Which brings me to the Thought Of The Day.
Drawing well is the worst thing that can happen to an artist.
Thomas Kinkade, the so-called Painter of Light, whose over-priced mass-produced “art” hangs on the wall of one in 20 American households, could draw.
I’m picking on him because he is dead and I do not want to call a living artist (oh, honey, I could name names…) banal … but sadly, that’s the trap of being able to draw well. It’s like being born beautiful. Pretty girls don’t have to dig deep to find a personality or an I.Q.; good draftsmen don’t have to dig deep to find their own unique style. Pretty girls and good draw-ers tend to be bo-o-o-o-o-o-o-ring.
Claude Monet couldn’t draw…that’s why he invented impressionism:
Edward Gorey himself said in an interview with the Los Angeles Times, March 2, 1986…
Edward Gory: All his people look the same, he draws them wearing fur coats and in profile so he doesn’t have to bother with clothes or faces, his “settings” are rudimentary…and yet, his work oozes with portent and depth and connotations…
Maira Kalman can’t draw either:
Maira Kalman: Can’t draw a recognizable human figure, doesn’t have a hint of perspective, can’t even draw a believable TREE … but her work is saturated with nuanced color, and humanism, and yes, love.
Maira Kalman and Edward Gorey are two of the most famous, beloved, successful artists around because they had to go beyond draftsmanship and create style.
So, if you can not draw as well as the ten year old me (see above), STOP TRYING. And start looking at what you can do well, what you can do really, really well — color, subject matter,composition, point of view, etc. — and let that be your springboard to make the art that only YOU can do.

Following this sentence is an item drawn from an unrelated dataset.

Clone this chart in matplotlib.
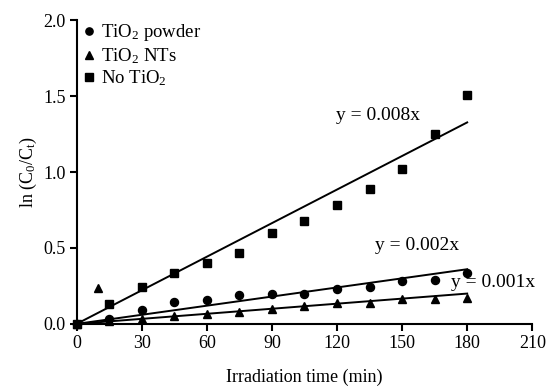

Meanwhile, here’s what I did this past week to make my art a little less banal:
I’m working on a memory of a Brazilian garden for my Damn Garden Book. At first, I painted it like this:
But this did not seem true to my memory of it. So I hit upon the idea to represent it more like a true memory:
Yes, I sliced it. (Truth to tell, I sliced it and then painted over bits of it, and then re-constructed it whole for the blog — which is why there are some subject matter discrepancies in the “before” shot, if you know what I mean.) Now the image looks more memory-like and the text will look interesting on the page.
I liked this idea of slicing up an image so much that I did it for all of my Brazil illustrations, and even tried it out on a banal picture of Long Island:
Maybe I’ll make a collage-type page out of it:
But maybe not. Maybe I’ll have to re-do the whole thing. It’s a work-in-progress.
Speaking of collage, I did a flower for my Brazil garden, the Datura metel:
This flower blooms at night, so the only way I could show it on a night-timey background was to paint it, and then cut it out, and glue it onto a watercolored background. Yeah, I’m pretty good with the scissors, considering that I cut right-handed. I can’t use left-handed scissors, although I can only use my left hand if I’m cutting with a mat knife, which I had to use in this case to get at some of those small bits between blossom and petal.
Next week I will have some news about the Damn Garden Book, having heard from my editor and publisher about the first three chapters that I sent to them last week. So, until we meet again next Friday, I hope you’re all hanging out in the back yard and enjoying these last wonderful Summer days.